Directions for this task. Report every line in the listing below where the string "with" shows up.

[START Dataset records]

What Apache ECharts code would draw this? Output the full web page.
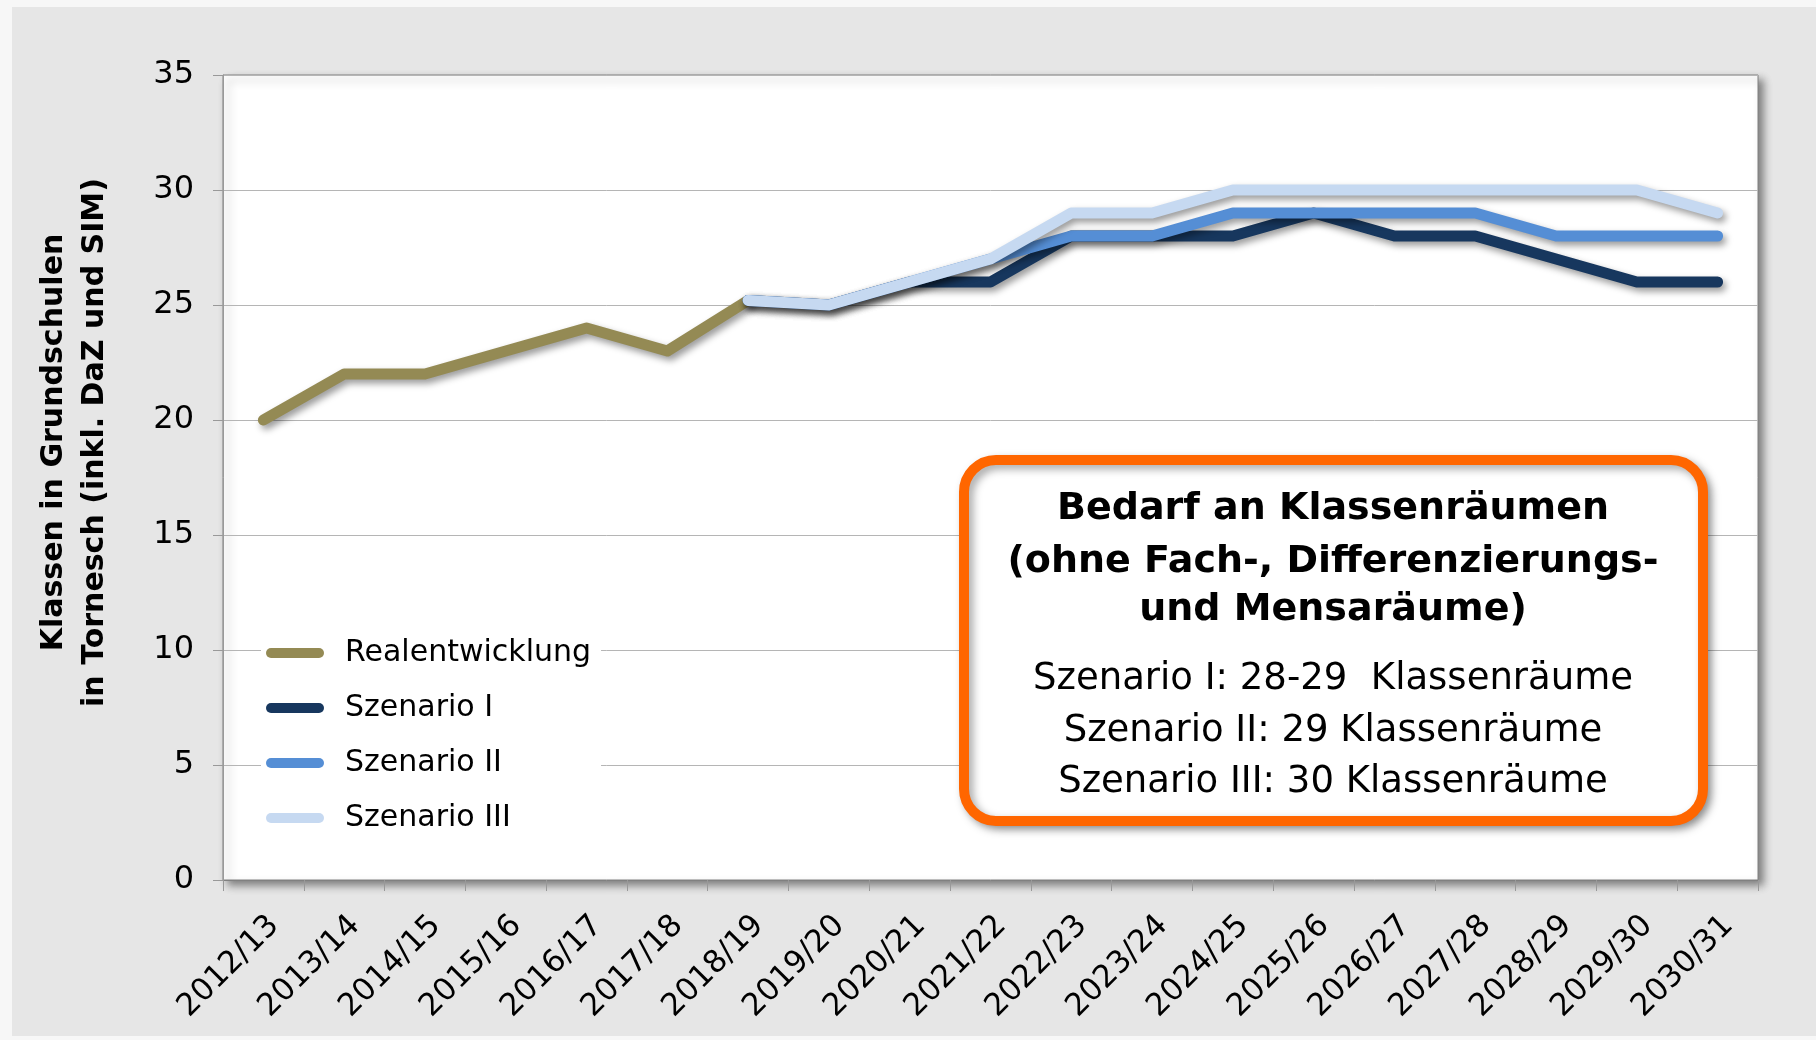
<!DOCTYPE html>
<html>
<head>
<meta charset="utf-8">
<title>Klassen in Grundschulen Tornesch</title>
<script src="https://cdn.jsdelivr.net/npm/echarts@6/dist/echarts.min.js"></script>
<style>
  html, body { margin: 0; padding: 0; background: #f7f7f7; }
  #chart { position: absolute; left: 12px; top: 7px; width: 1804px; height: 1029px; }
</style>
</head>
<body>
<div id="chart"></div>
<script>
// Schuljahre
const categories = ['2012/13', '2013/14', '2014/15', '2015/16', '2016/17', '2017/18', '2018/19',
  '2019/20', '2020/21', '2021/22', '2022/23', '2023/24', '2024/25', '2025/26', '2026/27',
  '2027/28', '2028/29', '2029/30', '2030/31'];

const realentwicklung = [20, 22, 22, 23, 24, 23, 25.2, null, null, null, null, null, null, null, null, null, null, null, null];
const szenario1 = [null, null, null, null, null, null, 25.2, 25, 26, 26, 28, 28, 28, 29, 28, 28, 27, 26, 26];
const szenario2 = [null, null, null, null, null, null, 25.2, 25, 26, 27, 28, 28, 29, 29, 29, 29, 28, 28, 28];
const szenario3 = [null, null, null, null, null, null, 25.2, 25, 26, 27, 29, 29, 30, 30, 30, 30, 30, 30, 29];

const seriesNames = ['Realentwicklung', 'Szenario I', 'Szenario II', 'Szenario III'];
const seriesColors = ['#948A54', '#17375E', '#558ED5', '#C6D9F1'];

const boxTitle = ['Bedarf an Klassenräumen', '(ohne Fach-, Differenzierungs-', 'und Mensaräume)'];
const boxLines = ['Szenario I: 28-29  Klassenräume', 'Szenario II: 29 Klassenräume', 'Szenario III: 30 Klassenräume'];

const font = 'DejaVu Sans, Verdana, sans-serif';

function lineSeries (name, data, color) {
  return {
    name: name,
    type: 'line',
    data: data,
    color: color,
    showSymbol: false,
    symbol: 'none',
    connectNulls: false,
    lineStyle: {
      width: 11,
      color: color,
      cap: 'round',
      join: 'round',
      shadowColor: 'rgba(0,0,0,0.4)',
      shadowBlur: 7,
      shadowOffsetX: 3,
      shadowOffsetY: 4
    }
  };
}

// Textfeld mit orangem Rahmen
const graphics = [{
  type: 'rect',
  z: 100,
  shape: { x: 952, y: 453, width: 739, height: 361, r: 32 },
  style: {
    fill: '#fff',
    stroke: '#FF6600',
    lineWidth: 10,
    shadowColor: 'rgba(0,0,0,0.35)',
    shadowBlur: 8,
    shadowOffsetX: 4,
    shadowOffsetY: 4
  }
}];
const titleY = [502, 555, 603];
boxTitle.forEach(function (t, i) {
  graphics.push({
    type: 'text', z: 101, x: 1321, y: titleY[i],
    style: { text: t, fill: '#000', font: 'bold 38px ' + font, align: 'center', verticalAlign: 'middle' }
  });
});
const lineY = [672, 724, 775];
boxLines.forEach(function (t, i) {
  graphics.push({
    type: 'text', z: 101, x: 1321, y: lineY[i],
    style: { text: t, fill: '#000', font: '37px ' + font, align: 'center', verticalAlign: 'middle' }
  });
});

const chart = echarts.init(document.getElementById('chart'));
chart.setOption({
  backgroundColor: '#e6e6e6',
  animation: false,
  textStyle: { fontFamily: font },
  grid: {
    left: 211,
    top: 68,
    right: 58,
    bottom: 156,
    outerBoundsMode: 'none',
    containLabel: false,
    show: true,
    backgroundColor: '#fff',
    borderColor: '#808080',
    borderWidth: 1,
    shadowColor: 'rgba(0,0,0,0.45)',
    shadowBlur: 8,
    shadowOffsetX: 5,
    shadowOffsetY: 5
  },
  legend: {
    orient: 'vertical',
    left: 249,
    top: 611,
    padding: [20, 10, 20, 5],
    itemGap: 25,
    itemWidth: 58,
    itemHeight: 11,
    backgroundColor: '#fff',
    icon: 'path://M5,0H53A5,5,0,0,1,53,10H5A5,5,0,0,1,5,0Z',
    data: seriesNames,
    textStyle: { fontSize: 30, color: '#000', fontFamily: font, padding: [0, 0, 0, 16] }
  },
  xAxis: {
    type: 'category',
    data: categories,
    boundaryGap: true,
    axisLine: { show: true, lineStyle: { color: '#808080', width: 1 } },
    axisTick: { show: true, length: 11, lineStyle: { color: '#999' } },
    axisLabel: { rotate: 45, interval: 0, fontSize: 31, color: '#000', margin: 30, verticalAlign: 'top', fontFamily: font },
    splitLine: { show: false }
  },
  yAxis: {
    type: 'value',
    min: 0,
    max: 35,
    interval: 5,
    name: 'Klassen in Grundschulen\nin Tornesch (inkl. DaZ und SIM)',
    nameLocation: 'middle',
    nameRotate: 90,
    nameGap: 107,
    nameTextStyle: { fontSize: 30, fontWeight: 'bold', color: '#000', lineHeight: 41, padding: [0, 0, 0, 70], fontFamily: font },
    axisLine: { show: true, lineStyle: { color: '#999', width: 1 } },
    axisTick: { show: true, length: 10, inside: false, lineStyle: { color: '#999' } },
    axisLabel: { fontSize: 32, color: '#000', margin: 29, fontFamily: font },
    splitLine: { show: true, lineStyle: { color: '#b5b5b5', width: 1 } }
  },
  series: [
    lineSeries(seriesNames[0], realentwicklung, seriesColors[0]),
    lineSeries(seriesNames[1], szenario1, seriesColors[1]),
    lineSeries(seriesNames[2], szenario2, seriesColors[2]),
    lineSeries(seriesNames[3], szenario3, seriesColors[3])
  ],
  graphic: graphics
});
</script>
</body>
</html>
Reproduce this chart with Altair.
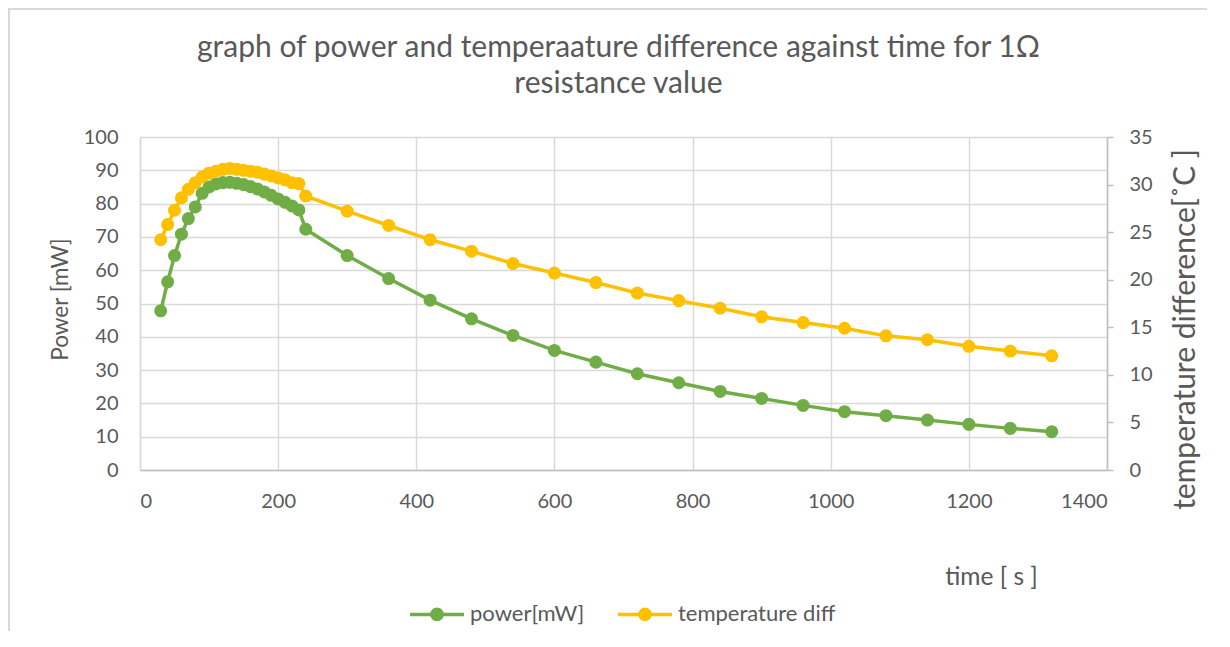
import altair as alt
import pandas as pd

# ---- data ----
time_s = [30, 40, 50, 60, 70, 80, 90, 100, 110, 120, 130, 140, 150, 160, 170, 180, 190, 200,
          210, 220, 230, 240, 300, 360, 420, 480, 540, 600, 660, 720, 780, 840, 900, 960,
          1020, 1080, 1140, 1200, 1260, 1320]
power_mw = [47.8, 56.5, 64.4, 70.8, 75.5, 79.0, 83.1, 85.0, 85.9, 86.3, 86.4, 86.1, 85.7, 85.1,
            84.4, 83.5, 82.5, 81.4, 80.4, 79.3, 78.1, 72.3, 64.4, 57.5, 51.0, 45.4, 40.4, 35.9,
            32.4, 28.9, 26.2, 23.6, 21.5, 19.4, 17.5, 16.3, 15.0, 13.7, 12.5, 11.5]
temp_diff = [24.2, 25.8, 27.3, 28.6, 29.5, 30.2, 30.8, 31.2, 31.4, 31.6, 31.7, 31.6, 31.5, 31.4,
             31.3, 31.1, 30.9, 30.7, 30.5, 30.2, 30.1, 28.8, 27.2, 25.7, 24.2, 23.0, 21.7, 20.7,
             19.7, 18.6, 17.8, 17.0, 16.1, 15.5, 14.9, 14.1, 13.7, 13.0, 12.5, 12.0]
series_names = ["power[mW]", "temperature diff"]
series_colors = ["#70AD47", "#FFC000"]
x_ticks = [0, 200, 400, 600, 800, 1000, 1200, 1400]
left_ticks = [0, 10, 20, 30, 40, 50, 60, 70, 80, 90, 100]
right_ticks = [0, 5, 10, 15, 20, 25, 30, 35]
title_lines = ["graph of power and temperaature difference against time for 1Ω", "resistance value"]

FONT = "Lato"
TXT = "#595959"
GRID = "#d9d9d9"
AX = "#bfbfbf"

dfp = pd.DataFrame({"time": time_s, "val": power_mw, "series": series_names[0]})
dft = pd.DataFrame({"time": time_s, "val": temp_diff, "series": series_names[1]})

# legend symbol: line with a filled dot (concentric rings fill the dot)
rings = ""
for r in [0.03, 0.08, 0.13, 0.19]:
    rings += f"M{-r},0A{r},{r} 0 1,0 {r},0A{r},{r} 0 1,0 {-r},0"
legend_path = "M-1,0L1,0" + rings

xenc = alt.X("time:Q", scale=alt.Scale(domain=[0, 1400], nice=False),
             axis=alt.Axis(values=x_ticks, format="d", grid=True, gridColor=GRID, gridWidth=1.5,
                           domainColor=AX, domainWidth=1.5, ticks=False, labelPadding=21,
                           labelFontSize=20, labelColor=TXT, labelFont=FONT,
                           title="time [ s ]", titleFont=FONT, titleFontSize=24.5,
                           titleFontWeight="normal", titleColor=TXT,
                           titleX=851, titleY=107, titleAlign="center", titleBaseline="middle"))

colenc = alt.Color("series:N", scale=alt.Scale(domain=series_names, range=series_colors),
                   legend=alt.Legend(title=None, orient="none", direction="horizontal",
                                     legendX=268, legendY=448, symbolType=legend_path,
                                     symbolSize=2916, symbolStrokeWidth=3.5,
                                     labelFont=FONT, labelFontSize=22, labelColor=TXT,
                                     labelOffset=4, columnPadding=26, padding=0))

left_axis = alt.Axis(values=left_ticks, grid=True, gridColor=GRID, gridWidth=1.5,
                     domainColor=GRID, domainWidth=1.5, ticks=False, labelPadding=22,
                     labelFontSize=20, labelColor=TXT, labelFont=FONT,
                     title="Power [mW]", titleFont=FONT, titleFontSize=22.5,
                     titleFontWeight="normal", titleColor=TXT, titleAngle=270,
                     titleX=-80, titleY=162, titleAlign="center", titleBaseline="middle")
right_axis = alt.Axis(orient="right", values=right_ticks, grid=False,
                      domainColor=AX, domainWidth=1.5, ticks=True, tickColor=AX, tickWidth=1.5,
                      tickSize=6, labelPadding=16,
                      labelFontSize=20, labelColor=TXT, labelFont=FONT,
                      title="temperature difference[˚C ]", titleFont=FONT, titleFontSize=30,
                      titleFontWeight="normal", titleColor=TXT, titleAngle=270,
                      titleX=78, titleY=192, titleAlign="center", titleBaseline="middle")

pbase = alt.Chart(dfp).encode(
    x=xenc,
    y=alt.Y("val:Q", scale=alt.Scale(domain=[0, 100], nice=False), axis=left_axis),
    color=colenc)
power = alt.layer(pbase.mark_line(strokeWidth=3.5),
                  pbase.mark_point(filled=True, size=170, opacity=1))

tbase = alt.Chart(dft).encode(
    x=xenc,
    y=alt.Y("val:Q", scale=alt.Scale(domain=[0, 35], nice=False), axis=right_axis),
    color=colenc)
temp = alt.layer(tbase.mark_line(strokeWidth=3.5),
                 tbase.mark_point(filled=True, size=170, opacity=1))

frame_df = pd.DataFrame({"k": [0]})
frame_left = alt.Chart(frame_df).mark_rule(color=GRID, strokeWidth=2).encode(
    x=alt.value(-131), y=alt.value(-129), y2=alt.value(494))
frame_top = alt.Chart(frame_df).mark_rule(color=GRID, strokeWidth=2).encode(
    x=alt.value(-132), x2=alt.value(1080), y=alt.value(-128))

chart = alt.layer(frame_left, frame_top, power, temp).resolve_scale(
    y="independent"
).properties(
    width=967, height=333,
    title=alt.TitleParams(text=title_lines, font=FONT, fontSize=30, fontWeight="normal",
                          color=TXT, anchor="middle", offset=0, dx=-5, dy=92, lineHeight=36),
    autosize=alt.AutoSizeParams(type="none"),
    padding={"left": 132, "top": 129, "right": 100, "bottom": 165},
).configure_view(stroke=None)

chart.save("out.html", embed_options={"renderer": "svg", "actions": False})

[END Dataset records]

Answer below.
Reproduce this chart with Altair.
# legend symbol: line with a filled dot (concentric rings fill the dot)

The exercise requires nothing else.